In Brazil, illegal mining activity is taking place in nine of 26 states. President Dilma Rousseff recently set a goal of achieving a rate of zero deforestation over the next 15 years.
- Mercury pollution -
In Colombia, flying over the Puinawai reserve, near the Brazilian border, reveals the scope of the damage, as trees are cut and brush torn out to get to the precious metal.
But there is other, less immediately obvious damage as well. To extract one gram of gold, miners have to use two to three grams of another metal: mercury, which then pollutes surrounding soils and streams and threatens those living nearby with "proven cases of infertility and skin and stomach damage," according to Fernandez Jeri.
This deforestation and pollution has destroyed some indigenous lands in Peru, forcing inhabitants to leave their seclusion and search out new food sources, resulting in conflicts with other tribes.

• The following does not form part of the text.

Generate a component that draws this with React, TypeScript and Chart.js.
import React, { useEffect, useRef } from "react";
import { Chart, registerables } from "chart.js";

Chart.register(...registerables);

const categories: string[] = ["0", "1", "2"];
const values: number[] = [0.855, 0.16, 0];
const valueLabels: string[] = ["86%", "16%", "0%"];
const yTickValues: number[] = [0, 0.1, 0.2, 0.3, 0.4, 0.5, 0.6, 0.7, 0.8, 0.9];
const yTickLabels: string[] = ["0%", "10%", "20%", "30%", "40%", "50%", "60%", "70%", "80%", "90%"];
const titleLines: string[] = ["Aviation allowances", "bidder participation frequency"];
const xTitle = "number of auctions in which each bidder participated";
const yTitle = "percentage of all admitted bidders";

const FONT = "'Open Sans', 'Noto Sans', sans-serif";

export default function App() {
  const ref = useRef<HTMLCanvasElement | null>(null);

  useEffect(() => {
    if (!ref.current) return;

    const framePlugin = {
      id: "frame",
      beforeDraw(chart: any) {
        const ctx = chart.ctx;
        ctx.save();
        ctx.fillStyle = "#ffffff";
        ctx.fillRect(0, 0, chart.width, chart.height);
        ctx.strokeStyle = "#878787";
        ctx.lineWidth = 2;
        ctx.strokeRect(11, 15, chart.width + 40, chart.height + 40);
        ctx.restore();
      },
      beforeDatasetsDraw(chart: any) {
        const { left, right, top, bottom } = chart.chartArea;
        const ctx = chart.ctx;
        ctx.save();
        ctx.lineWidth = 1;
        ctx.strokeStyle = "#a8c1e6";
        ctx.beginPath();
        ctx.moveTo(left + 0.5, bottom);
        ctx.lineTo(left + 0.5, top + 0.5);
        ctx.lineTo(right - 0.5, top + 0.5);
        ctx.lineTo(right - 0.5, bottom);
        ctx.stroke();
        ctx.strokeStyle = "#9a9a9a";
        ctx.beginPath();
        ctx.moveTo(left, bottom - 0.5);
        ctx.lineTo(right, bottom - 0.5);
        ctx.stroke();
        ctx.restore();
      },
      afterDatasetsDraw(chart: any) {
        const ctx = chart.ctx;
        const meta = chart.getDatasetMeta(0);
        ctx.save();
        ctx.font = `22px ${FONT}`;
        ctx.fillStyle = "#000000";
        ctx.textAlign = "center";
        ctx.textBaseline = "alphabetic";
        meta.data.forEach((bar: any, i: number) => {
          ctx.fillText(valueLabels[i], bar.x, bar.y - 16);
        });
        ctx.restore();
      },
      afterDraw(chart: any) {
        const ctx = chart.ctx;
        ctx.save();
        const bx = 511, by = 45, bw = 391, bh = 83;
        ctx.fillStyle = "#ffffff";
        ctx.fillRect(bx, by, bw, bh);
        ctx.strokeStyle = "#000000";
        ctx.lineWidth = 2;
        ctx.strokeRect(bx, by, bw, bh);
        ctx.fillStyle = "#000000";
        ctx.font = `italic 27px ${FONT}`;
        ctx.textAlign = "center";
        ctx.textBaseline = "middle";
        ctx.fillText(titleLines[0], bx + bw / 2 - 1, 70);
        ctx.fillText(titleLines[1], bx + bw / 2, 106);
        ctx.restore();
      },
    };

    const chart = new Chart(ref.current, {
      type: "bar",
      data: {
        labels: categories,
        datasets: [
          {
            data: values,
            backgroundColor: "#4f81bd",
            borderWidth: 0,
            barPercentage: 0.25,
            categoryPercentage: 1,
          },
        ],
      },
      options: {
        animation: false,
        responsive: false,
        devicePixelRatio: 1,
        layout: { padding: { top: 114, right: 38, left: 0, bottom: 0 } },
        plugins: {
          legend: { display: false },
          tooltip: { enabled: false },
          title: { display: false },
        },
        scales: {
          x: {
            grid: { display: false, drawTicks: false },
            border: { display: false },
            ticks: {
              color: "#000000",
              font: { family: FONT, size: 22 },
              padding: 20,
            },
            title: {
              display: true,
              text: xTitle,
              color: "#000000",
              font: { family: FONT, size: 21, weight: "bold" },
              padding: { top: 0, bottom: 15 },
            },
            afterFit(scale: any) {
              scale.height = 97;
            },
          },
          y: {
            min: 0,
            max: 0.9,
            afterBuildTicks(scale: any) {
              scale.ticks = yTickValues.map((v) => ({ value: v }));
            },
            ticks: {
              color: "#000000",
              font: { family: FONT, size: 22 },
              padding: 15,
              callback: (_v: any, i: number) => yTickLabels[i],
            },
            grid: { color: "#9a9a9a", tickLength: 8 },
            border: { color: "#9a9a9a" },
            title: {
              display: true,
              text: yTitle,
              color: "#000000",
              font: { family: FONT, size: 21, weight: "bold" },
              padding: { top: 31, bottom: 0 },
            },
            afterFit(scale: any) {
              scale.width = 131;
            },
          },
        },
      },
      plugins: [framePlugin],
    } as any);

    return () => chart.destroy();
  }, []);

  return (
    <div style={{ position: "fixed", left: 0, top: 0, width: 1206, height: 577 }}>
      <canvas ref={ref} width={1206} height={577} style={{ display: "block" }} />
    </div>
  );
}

In Bolivia, mining sites are increasingly operated by cooperatives with their work papers in order but no environmental permits, according to a report from the Peruvian Society of Environmental Rights.
"Mining activity, whether legal or not, impacts the environment," said Alvaro Pardo, director of the Colombia Punto Medio Center for Mining Studies.
"The problem is that when illegal miners leave an area, they just go, leaving behind huge losses that all of Colombia then needs to pay for," he said.
Mining is nevertheless a critical part of the South American economy, as the region remains one of the world's main sources for raw materials.
"Small-scale mining activity, as the World Bank calls it, or artisanal mining, has to continue to exist. It can't stop," Pardo conceded.
"But it has to be an economic activity that is developed sustainably, without affecting the environment."
In Peru, permit applications for 60,000 mining sites are already filed, but, according to official estimates, there are still 100,000 unreported sites in the country, destroying a little bit more of the forest ecosystem each day.